— start of Recorded information —

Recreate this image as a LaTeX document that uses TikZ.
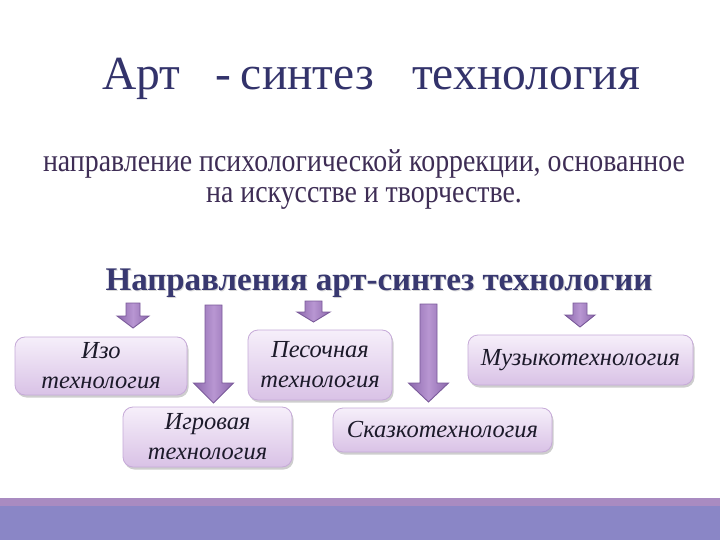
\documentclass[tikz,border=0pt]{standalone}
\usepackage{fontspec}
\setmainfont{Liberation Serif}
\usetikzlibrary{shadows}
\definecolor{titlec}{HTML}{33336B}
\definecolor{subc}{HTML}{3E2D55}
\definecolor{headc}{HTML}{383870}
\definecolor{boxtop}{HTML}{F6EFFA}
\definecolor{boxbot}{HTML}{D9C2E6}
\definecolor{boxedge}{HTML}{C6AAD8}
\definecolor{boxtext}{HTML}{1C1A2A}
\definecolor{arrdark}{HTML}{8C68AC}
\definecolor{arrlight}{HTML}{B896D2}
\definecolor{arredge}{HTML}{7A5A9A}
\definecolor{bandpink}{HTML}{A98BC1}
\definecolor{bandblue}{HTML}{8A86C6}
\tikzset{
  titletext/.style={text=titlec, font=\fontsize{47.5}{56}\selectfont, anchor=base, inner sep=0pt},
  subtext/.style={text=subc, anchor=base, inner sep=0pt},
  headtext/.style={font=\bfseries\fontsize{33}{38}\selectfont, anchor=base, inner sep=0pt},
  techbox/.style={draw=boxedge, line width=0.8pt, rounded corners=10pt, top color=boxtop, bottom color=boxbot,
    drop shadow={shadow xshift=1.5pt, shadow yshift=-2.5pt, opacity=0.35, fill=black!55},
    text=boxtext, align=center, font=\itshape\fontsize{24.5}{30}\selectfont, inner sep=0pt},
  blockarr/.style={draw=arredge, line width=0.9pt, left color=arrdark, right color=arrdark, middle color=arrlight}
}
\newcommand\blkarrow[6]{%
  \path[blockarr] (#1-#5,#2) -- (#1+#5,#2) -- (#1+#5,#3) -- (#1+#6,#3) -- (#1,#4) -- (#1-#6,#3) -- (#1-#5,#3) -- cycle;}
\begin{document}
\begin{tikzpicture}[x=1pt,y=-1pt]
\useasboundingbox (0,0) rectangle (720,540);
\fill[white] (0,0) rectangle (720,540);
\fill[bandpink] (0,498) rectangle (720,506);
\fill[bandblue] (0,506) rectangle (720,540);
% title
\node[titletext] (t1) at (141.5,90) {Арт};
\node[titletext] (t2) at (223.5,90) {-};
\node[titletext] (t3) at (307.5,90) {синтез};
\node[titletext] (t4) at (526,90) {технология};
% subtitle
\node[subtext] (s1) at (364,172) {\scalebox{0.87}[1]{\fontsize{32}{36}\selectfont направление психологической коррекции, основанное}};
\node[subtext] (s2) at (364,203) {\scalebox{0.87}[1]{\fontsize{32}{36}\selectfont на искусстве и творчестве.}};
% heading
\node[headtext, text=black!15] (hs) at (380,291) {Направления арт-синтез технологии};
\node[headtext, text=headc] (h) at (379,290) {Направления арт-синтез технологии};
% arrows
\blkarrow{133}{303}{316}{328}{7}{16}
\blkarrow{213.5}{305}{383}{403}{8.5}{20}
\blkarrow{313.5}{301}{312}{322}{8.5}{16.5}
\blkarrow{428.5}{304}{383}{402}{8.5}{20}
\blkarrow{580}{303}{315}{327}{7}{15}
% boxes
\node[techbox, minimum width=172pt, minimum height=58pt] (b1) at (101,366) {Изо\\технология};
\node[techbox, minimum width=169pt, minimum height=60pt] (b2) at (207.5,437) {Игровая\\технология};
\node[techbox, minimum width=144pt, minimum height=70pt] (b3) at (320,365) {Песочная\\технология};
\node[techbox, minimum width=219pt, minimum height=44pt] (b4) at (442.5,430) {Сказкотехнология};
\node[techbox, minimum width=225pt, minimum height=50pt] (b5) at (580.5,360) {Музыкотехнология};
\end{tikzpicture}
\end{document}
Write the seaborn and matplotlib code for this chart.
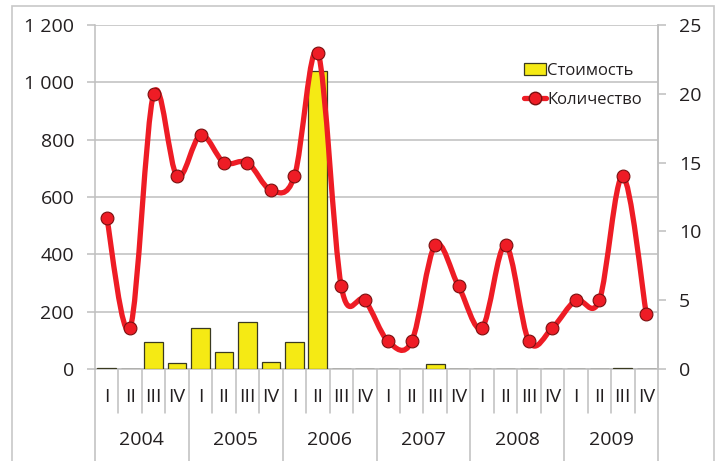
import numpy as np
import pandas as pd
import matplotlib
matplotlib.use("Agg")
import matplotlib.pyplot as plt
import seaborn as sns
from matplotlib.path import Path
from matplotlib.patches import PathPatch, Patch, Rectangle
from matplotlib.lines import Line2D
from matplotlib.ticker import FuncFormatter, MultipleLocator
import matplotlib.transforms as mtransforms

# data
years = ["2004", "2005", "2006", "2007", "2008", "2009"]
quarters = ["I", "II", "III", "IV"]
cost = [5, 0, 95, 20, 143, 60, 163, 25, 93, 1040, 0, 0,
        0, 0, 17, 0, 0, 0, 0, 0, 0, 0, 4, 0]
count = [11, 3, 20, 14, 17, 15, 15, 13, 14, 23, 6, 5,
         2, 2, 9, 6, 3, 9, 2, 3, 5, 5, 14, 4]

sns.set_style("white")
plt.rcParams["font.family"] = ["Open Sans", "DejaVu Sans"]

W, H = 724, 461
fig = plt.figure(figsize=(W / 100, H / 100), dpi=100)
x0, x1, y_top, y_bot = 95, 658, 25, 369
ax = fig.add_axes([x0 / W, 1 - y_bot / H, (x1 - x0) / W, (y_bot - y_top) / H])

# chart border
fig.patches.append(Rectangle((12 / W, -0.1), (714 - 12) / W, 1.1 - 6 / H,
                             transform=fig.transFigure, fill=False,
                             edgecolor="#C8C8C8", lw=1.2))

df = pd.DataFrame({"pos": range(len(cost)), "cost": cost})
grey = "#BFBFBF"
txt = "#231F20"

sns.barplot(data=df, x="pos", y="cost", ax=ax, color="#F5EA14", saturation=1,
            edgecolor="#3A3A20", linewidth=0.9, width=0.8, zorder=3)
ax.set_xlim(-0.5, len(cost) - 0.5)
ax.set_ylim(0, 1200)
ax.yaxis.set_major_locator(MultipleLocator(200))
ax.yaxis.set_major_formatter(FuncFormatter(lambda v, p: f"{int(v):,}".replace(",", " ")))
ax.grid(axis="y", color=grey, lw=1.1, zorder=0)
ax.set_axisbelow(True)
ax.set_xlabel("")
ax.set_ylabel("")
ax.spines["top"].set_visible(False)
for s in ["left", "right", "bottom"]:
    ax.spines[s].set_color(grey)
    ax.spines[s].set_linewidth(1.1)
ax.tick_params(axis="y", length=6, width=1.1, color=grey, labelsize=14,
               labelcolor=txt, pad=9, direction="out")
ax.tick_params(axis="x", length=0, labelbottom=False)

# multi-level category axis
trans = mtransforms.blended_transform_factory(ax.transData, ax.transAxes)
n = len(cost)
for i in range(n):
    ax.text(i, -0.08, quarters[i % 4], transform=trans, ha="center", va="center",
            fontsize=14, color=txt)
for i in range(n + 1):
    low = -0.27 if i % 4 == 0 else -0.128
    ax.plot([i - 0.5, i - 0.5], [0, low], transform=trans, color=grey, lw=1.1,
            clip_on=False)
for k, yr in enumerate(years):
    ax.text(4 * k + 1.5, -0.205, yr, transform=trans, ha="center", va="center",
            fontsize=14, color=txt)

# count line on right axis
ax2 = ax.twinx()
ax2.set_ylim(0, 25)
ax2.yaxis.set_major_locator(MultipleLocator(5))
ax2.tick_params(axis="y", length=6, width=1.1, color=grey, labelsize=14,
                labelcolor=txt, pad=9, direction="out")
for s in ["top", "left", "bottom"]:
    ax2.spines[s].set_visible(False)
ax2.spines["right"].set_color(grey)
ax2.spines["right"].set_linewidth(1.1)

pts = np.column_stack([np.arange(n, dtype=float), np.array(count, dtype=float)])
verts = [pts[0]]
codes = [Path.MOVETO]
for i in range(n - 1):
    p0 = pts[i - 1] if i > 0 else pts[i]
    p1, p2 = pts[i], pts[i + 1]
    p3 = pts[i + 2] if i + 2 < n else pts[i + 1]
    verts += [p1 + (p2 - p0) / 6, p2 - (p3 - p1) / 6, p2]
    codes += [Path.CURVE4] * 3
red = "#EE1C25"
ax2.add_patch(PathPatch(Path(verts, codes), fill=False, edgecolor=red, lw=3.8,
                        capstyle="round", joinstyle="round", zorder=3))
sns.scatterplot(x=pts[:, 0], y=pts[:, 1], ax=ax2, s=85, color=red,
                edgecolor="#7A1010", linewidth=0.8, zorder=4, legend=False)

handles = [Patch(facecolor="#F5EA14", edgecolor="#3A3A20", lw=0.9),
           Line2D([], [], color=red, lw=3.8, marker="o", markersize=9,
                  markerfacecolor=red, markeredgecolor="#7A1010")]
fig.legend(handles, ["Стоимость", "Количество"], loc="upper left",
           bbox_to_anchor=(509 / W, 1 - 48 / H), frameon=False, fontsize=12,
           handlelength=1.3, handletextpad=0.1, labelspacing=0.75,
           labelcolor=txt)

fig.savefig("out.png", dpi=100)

— end of Recorded information —

■ Short problem
Transcribe only the lines above that start at the line containing "Write the seaborn" and end at the line containing "import matplotlib.transforms as mtransforms". Omit pictures.

■ Response to the exercise
Write the seaborn and matplotlib code for this chart.
import numpy as np
import pandas as pd
import matplotlib
matplotlib.use("Agg")
import matplotlib.pyplot as plt
import seaborn as sns
from matplotlib.path import Path
from matplotlib.patches import PathPatch, Patch, Rectangle
from matplotlib.lines import Line2D
from matplotlib.ticker import FuncFormatter, MultipleLocator
import matplotlib.transforms as mtransforms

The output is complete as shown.